There was an outpouring of condolences and memories on the birding forum after Carter’s announcement.
Ross McGregor of Stirling, Scotland, previously of Beaufort, wrote that he joined Fussell on Sunday morning birding trips.
“What really struck me about John were two things. Firstly he wore his vast knowledge so lightly. He was a great communicator. He never bragged and was always wanting to learn,” McGregor wrote. “Secondly, he could ask questions like few I have met. He would quiz me about my research on red-cockaded woodpeckers asking questions that really made me think. I think the questions were coming from his desire to know more and understand better, rather than to demonstrate my lack of knowledge and understanding. I learned so much from these chats. For me, it was these things made spending time birding with JF such a joy. He was a thoroughly decent bloke and the world is a poorer place without him.”
Harry LeGrand, who worked for the North Carolina Natural Heritage Program, said on the forum that he and Fussell were in some of the same classes at N.C. State University in the late 1960s and early 1970s.

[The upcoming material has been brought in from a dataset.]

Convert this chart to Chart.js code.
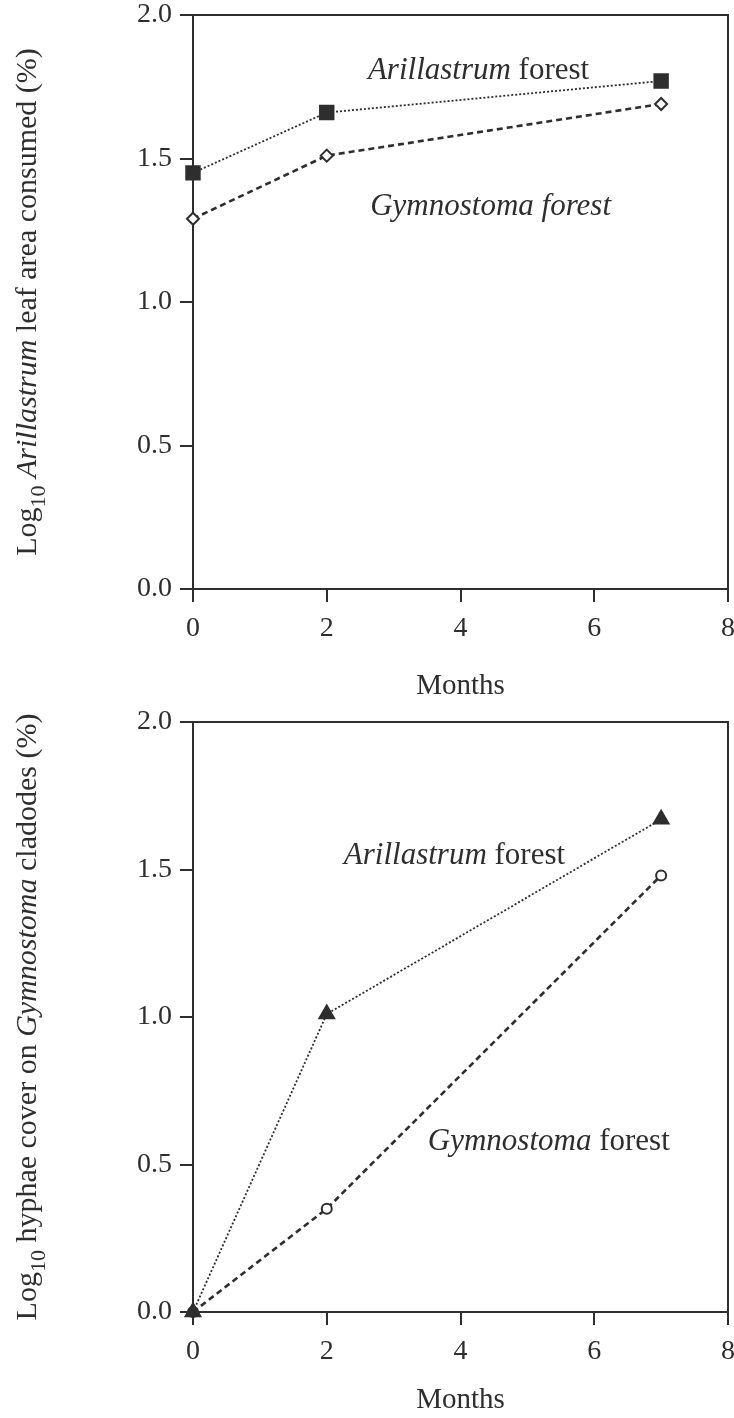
<!DOCTYPE html>
<html>
<head>
<meta charset="utf-8">
<script src="https://cdn.jsdelivr.net/npm/chart.js@4.4.1/dist/chart.umd.min.js"></script>
<style>
  body { margin: 0; background: #fff; }
  .panel { width: 734px; height: 709px; position: relative; }
  canvas { display: block; }
</style>
</head>
<body>
<div class="panel"><canvas id="leafChart" width="734" height="709"></canvas></div>
<div class="panel"><canvas id="hyphaeChart" width="734" height="709"></canvas></div>
<script>
// sampling times (months) and log10 values per forest type
const months = [0, 2, 7];
const leafArillastrum = [1.45, 1.66, 1.77];
const leafGymnostoma = [1.29, 1.51, 1.69];
const hyphaeArillastrum = [0.0, 1.01, 1.67];
const hyphaeGymnostoma = [0.0, 0.35, 1.48];

const monthTicks = [0, 2, 4, 6, 8];
const logTicks = [0.0, 0.5, 1.0, 1.5, 2.0];

const ink = '#2e2e2e';
const serif = '"Liberation Serif", "DejaVu Serif", serif';
const fontSize = 28;
const titleSize = 30;

const points = vals => months.map((m, i) => ({ x: m, y: vals[i] }));

// draw a run of text pieces, some italic, some subscript, centred on (x, y)
function drawRich(ctx, parts, x, y, size) {
  const fontOf = p => (p.i ? 'italic ' : '') + Math.round(p.sub ? size * 0.72 : size) + 'px ' + serif;
  let w = 0;
  parts.forEach(p => { ctx.font = fontOf(p); w += ctx.measureText(p.t).width; });
  let cx = x - w / 2;
  ctx.textAlign = 'left';
  ctx.textBaseline = 'alphabetic';
  ctx.fillStyle = ink;
  parts.forEach(p => {
    ctx.font = fontOf(p);
    ctx.fillText(p.t, cx, y + size * 0.34 + (p.sub ? size * 0.28 : 0));
    cx += ctx.measureText(p.t).width;
  });
}

const decorations = {
  id: 'decorations',
  afterDraw(chart) {
    const { ctx, chartArea: a, scales } = chart;
    const o = chart.options.plugins.decorations;
    ctx.save();
    // top and right edges of the box
    ctx.strokeStyle = ink;
    ctx.lineWidth = 2;
    ctx.beginPath();
    ctx.moveTo(a.left, a.top);
    ctx.lineTo(a.right, a.top);
    ctx.lineTo(a.right, a.bottom);
    ctx.stroke();

    // rotated y-axis title
    ctx.save();
    ctx.translate(o.titleX, (a.top + a.bottom) / 2);
    ctx.rotate(-Math.PI / 2);
    drawRich(ctx, o.yTitle, 0, 0, titleSize);
    ctx.restore();

    // series labels inside the plot
    o.labels.forEach(l => {
      drawRich(ctx, l.parts, scales.x.getPixelForValue(l.x), scales.y.getPixelForValue(l.y), titleSize + 1);
    });
    ctx.restore();
  }
};

function makeChart(id, series, cfg) {
  const axisGrid = {
    drawOnChartArea: false,
    drawTicks: true,
    tickLength: 13,
    tickWidth: 2,
    lineWidth: 2,
    color: ink
  };
  return new Chart(document.getElementById(id), {
    type: 'scatter',
    data: {
      datasets: series.map(s => ({
        data: points(s.values),
        showLine: true,
        borderColor: ink,
        borderWidth: s.lineWidth,
        borderDash: s.dash,
        pointStyle: s.marker,
        pointRadius: s.radius,
        pointBorderWidth: 2,
        pointBackgroundColor: s.fill,
        pointBorderColor: ink,
        clip: false,
        order: s.order
      }))
    },
    options: {
      responsive: false,
      animation: false,
      layout: { autoPadding: false, padding: { top: cfg.top, right: 6, left: 0, bottom: 0 } },
      plugins: {
        legend: { display: false },
        tooltip: { enabled: false },
        decorations: { titleX: 26, yTitle: cfg.yTitle, labels: cfg.labels }
      },
      scales: {
        x: {
          type: 'linear',
          min: 0,
          max: 8,
          afterBuildTicks: s => { s.ticks = monthTicks.map(v => ({ value: v })); },
          afterFit: s => { s.height = cfg.xHeight; s.paddingRight = 0; s.paddingLeft = 0; },
          grid: axisGrid,
          border: { display: true, color: ink, width: 2 },
          ticks: { color: ink, font: { family: serif, size: fontSize }, padding: 10, maxRotation: 0 },
          title: {
            display: true,
            text: 'Months',
            color: ink,
            font: { family: serif, size: fontSize + 1 },
            padding: { top: 0, bottom: cfg.monthsPad }
          }
        },
        y: {
          type: 'linear',
          min: 0,
          max: 2,
          afterBuildTicks: s => { s.ticks = logTicks.map(v => ({ value: v })); },
          afterFit: s => { s.width = 193; s.paddingTop = 0; s.paddingBottom = 0; },
          grid: axisGrid,
          border: { display: true, color: ink, width: 2 },
          ticks: { color: ink, font: { family: serif, size: fontSize }, padding: 8, callback: v => v.toFixed(1) }
        }
      }
    },
    plugins: [decorations]
  });
}

makeChart('leafChart', [
  { values: leafArillastrum, marker: 'rect', radius: 9.5, fill: ink, dash: [2, 2], lineWidth: 1.8, order: 1 },
  { values: leafGymnostoma, marker: 'rectRot', radius: 6, fill: '#fff', dash: [6, 4], lineWidth: 2.6, order: 2 }
], {
  top: 15,
  xHeight: 120,
  monthsPad: 5,
  yTitle: [
    { t: 'Log' }, { t: '10', sub: true }, { t: ' ' },
    { t: 'Arillastrum', i: true }, { t: ' leaf area consumed (%)' }
  ],
  labels: [
    { parts: [{ t: 'Arillastrum', i: true }, { t: ' forest' }], x: 4.27, y: 1.815 },
    { parts: [{ t: 'Gymnostoma forest', i: true }], x: 4.45, y: 1.34 }
  ]
});

makeChart('hyphaeChart', [
  { values: hyphaeArillastrum, marker: 'triangle', radius: 8.5, fill: ink, dash: [2, 2], lineWidth: 1.8, order: 1 },
  { values: hyphaeGymnostoma, marker: 'circle', radius: 5, fill: '#fff', dash: [6, 4], lineWidth: 2.6, order: 2 }
], {
  top: 13,
  xHeight: 106,
  monthsPad: 0,
  yTitle: [
    { t: 'Log' }, { t: '10', sub: true }, { t: ' hyphae cover on ' },
    { t: 'Gymnostoma', i: true }, { t: ' cladodes (%)' }
  ],
  labels: [
    { parts: [{ t: 'Arillastrum', i: true }, { t: ' forest' }], x: 3.91, y: 1.555 },
    { parts: [{ t: 'Gymnostoma', i: true }, { t: ' forest' }], x: 5.32, y: 0.585 }
  ]
});
</script>
</body>
</html>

“He was the premier naturalist for 50+ years for the central NC coast,” LeGrand explained. “Not just with his knowledge of birds but also of botany and various other biological sciences, such as ecology and natural communities. He provided the N.C. Natural Heritage Program, where I worked for 31 years, with numerous reports of rare plants, especially from his beloved Croatan National Forest.”
LeGrand added that Fussell’s 1994 guide “was a birder’s ‘bible’ and is still useful today” because so many public sites have not substantially changed since.
“I will greatly miss JF, as he called himself, as will so many other folks who knew him, went on his many field trips, and got to learn so much from him,” he said.
Bob Lewis of Durham called Fussell “one of the giants” of North Carolina birding of the last 50 years.
Walker Golder, previously with the National Audubon Society, said on the forum that with the death of Fussell, “North Carolina has lost a great person in the bird world.”
Golder said he came to know Fussell in the mid-1980s as part of North Carolina’s early waterbird surveys.
“I consulted him often in the decades thereafter about various areas of the coast. Rest assured, he had been there. He was always glad to chat and would share the unwritten history of the regular birds and the rarities at the site. Birders visiting the coast from other states would often call my office seeking information about where they could see a particular bird. John’s book- A Birder’s Guide to Coastal North Carolina -was (and remains) the source for finding birds on the coast. I always recommended John’s book and occasionally received a call back from folks impressed with the thorough and detailed information. But that’s who I found John to be.”
His funeral will be at 3 p.m. Wednesday, Jan. 8, at Noe-Brooks Funeral Home and Crematory in Morehead City. Visitation will precede the service, beginning at 2 p.m.
Editor Mark Hibbs contributed to this report.